== Exercise ==
Copy nothing but the text: reproduce each line of the listing exactly and leave the pictures out.

********************

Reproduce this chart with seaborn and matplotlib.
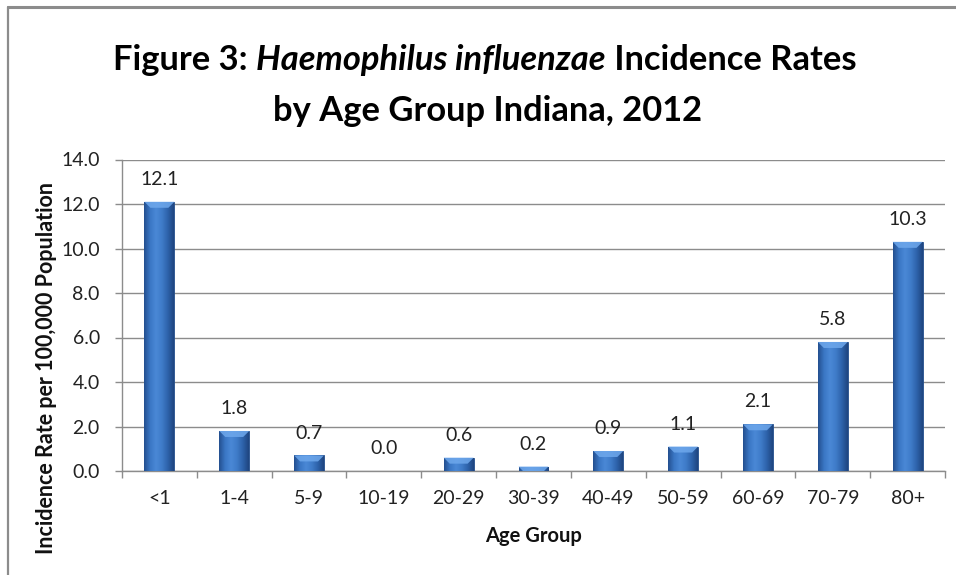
import numpy as np
import pandas as pd
import matplotlib
matplotlib.use("Agg")
import matplotlib.pyplot as plt
import seaborn as sns
from matplotlib.colors import LinearSegmentedColormap
from matplotlib.patches import Polygon
from matplotlib.lines import Line2D
from matplotlib.ticker import FormatStrFormatter, MultipleLocator, FixedLocator

age_groups = ["<1", "1-4", "5-9", "10-19", "20-29", "30-39", "40-49", "50-59", "60-69", "70-79", "80+"]
rates = [12.1, 1.8, 0.7, 0.0, 0.6, 0.2, 0.9, 1.1, 2.1, 5.8, 10.3]

title_line1 = [("Figure 3: ", "normal"), ("Haemophilus influenzae", "italic"), (" Incidence Rates", "normal")]
title_line2 = [("by Age Group Indiana, 2012", "normal")]
y_label = "Incidence Rate per 100,000 Population"
x_label = "Age Group"

FONT = "Lato"
TITLE_FONT = ["Lato", "DejaVu Sans"]
sns.set_theme(style="white")
plt.rcParams["font.family"] = [FONT, "DejaVu Sans"]

W, H = 956, 575
fig = plt.figure(figsize=(W / 100, H / 100), dpi=100)
fig.patch.set_facecolor("white")
ax = fig.add_axes([122 / W, 1 - 471 / H, (945 - 122) / W, (471 - 159.5) / H])

df = pd.DataFrame({"age": age_groups, "rate": rates})
sns.barplot(data=df, x="age", y="rate", color="#3b73c0", saturation=1, width=0.4,
            ax=ax, zorder=3, edgecolor="#234c88", linewidth=0.6)

ax.set_xlim(-0.5, len(age_groups) - 0.5)
ax.set_ylim(0, 14)
ax.yaxis.set_major_locator(MultipleLocator(2))
ax.yaxis.set_major_formatter(FormatStrFormatter("%.1f"))
ax.grid(axis="y", color="#8c8c8c", linewidth=1.0, zorder=0)
ax.set_axisbelow(True)

for s in ["top", "right"]:
    ax.spines[s].set_visible(False)
for s in ["left", "bottom"]:
    ax.spines[s].set_color("#8c8c8c")
    ax.spines[s].set_linewidth(1.0)

ax.tick_params(axis="y", which="major", left=True, length=5, width=1, color="#8c8c8c",
               pad=11, labelsize=14, labelcolor="#222222")
ax.tick_params(axis="x", which="major", bottom=True, length=0, pad=14, labelsize=14, labelcolor="#222222")
ax.xaxis.set_minor_locator(FixedLocator(np.arange(-0.5, len(age_groups), 1.0)))
ax.tick_params(axis="x", which="minor", bottom=True, length=5, width=1, color="#8c8c8c")

ax.set_xlabel(x_label, fontsize=14.5, fontweight="bold", color="#111111", labelpad=13)
ax.set_ylabel("")
fig.text(47 / W, 1 - 368 / H, y_label, rotation=90, ha="center", va="center",
         fontsize=15.5, fontweight="bold", color="#111111")

# gradient shading on bars
cmap = LinearSegmentedColormap.from_list("bar", ["#234f8f", "#3a76c4", "#4a88d6", "#3f7cc9", "#2d62aa", "#1f4580"])
grad = np.linspace(0, 1, 128).reshape(1, -1)
fig.canvas.draw()
inv = ax.transData.inverted()
for p in ax.patches:
    x0, y0, w, h = p.get_x(), p.get_y(), p.get_width(), p.get_height()
    if h <= 0:
        continue
    im = ax.imshow(grad, cmap=cmap, extent=[x0, x0 + w, y0, y0 + h], aspect="auto",
                   zorder=3.5, interpolation="bilinear")
    im.set_clip_path(p)
    (dx0, dy_top) = ax.transData.transform((x0, y0 + h))
    (dx1, dy_bot) = ax.transData.transform((x0 + w, y0))
    bev = min(6.0, (dy_top - dy_bot))
    pts_disp = [(dx0, dy_top), (dx1, dy_top), (dx1 - bev, dy_top - bev), (dx0 + bev, dy_top - bev)]
    pts = inv.transform(pts_disp)
    ax.add_patch(Polygon(pts, closed=True, facecolor="#6ea8ec", edgecolor="none", alpha=0.85, zorder=3.7))

ax.set_xlim(-0.5, len(age_groups) - 0.5)
ax.set_ylim(0, 14)

ax.bar_label(ax.containers[0], labels=[f"{v:.1f}" for v in rates], padding=10,
             fontsize=14, color="#222222")

# title with mixed styles, scaled to the reference width
renderer = fig.canvas.get_renderer()
def make_parts(parts, y_px, size):
    return [fig.text(0, 1 - y_px / H, s, fontsize=size, fontweight="bold", style=st,
                     family=TITLE_FONT, ha="left", va="baseline", color="#000000") for s, st in parts]

def place(texts, cx_px):
    widths = [t.get_window_extent(renderer).width for t in texts]
    x = cx_px - sum(widths) / 2
    for t, wd in zip(texts, widths):
        t.set_x(x / W)
        x += wd
    return sum(widths)

probe = make_parts(title_line1, 80, 20)
wprobe = place(probe, 485)
for t in probe:
    t.remove()
tsize = 20 * 744 / wprobe

l1 = make_parts(title_line1, 70, tsize)
place(l1, 485)
l2 = make_parts(title_line2, 121, tsize)
place(l2, 488)

fig.add_artist(Line2D([8 / W, 1.0], [1 - 6.5 / H, 1 - 6.5 / H], color="#8c8c8c", linewidth=2.2, transform=fig.transFigure))
fig.add_artist(Line2D([8 / W, 8 / W], [1 - 6.5 / H, 0.0], color="#8c8c8c", linewidth=1.6, transform=fig.transFigure))

fig.savefig("out.png", dpi=100)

********************

== Reply to the task ==
Reproduce this chart with seaborn and matplotlib.
import numpy as np
import pandas as pd
import matplotlib
matplotlib.use("Agg")
import matplotlib.pyplot as plt
import seaborn as sns
from matplotlib.colors import LinearSegmentedColormap
from matplotlib.patches import Polygon
from matplotlib.lines import Line2D
from matplotlib.ticker import FormatStrFormatter, MultipleLocator, FixedLocator

age_groups = ["<1", "1-4", "5-9", "10-19", "20-29", "30-39", "40-49", "50-59", "60-69", "70-79", "80+"]
rates = [12.1, 1.8, 0.7, 0.0, 0.6, 0.2, 0.9, 1.1, 2.1, 5.8, 10.3]

title_line1 = [("Figure 3: ", "normal"), ("Haemophilus influenzae", "italic"), (" Incidence Rates", "normal")]
title_line2 = [("by Age Group Indiana, 2012", "normal")]
y_label = "Incidence Rate per 100,000 Population"
x_label = "Age Group"

FONT = "Lato"
TITLE_FONT = ["Lato", "DejaVu Sans"]
sns.set_theme(style="white")
plt.rcParams["font.family"] = [FONT, "DejaVu Sans"]

W, H = 956, 575
fig = plt.figure(figsize=(W / 100, H / 100), dpi=100)
fig.patch.set_facecolor("white")
ax = fig.add_axes([122 / W, 1 - 471 / H, (945 - 122) / W, (471 - 159.5) / H])

df = pd.DataFrame({"age": age_groups, "rate": rates})
sns.barplot(data=df, x="age", y="rate", color="#3b73c0", saturation=1, width=0.4,
            ax=ax, zorder=3, edgecolor="#234c88", linewidth=0.6)

ax.set_xlim(-0.5, len(age_groups) - 0.5)
ax.set_ylim(0, 14)
ax.yaxis.set_major_locator(MultipleLocator(2))
ax.yaxis.set_major_formatter(FormatStrFormatter("%.1f"))
ax.grid(axis="y", color="#8c8c8c", linewidth=1.0, zorder=0)
ax.set_axisbelow(True)

for s in ["top", "right"]:
    ax.spines[s].set_visible(False)
for s in ["left", "bottom"]:
    ax.spines[s].set_color("#8c8c8c")
    ax.spines[s].set_linewidth(1.0)

ax.tick_params(axis="y", which="major", left=True, length=5, width=1, color="#8c8c8c",
               pad=11, labelsize=14, labelcolor="#222222")
ax.tick_params(axis="x", which="major", bottom=True, length=0, pad=14, labelsize=14, labelcolor="#222222")
ax.xaxis.set_minor_locator(FixedLocator(np.arange(-0.5, len(age_groups), 1.0)))
ax.tick_params(axis="x", which="minor", bottom=True, length=5, width=1, color="#8c8c8c")

ax.set_xlabel(x_label, fontsize=14.5, fontweight="bold", color="#111111", labelpad=13)
ax.set_ylabel("")
fig.text(47 / W, 1 - 368 / H, y_label, rotation=90, ha="center", va="center",
         fontsize=15.5, fontweight="bold", color="#111111")

# gradient shading on bars
cmap = LinearSegmentedColormap.from_list("bar", ["#234f8f", "#3a76c4", "#4a88d6", "#3f7cc9", "#2d62aa", "#1f4580"])
grad = np.linspace(0, 1, 128).reshape(1, -1)
fig.canvas.draw()
inv = ax.transData.inverted()
for p in ax.patches:
    x0, y0, w, h = p.get_x(), p.get_y(), p.get_width(), p.get_height()
    if h <= 0:
        continue
    im = ax.imshow(grad, cmap=cmap, extent=[x0, x0 + w, y0, y0 + h], aspect="auto",
                   zorder=3.5, interpolation="bilinear")
    im.set_clip_path(p)
    (dx0, dy_top) = ax.transData.transform((x0, y0 + h))
    (dx1, dy_bot) = ax.transData.transform((x0 + w, y0))
    bev = min(6.0, (dy_top - dy_bot))
    pts_disp = [(dx0, dy_top), (dx1, dy_top), (dx1 - bev, dy_top - bev), (dx0 + bev, dy_top - bev)]
    pts = inv.transform(pts_disp)
    ax.add_patch(Polygon(pts, closed=True, facecolor="#6ea8ec", edgecolor="none", alpha=0.85, zorder=3.7))

ax.set_xlim(-0.5, len(age_groups) - 0.5)
ax.set_ylim(0, 14)

ax.bar_label(ax.containers[0], labels=[f"{v:.1f}" for v in rates], padding=10,
             fontsize=14, color="#222222")

# title with mixed styles, scaled to the reference width
renderer = fig.canvas.get_renderer()
def make_parts(parts, y_px, size):
    return [fig.text(0, 1 - y_px / H, s, fontsize=size, fontweight="bold", style=st,
                     family=TITLE_FONT, ha="left", va="baseline", color="#000000") for s, st in parts]

def place(texts, cx_px):
    widths = [t.get_window_extent(renderer).width for t in texts]
    x = cx_px - sum(widths) / 2
    for t, wd in zip(texts, widths):
        t.set_x(x / W)
        x += wd
    return sum(widths)

probe = make_parts(title_line1, 80, 20)
wprobe = place(probe, 485)
for t in probe:
    t.remove()
tsize = 20 * 744 / wprobe

l1 = make_parts(title_line1, 70, tsize)
place(l1, 485)
l2 = make_parts(title_line2, 121, tsize)
place(l2, 488)

fig.add_artist(Line2D([8 / W, 1.0], [1 - 6.5 / H, 1 - 6.5 / H], color="#8c8c8c", linewidth=2.2, transform=fig.transFigure))
fig.add_artist(Line2D([8 / W, 8 / W], [1 - 6.5 / H, 0.0], color="#8c8c8c", linewidth=1.6, transform=fig.transFigure))

fig.savefig("out.png", dpi=100)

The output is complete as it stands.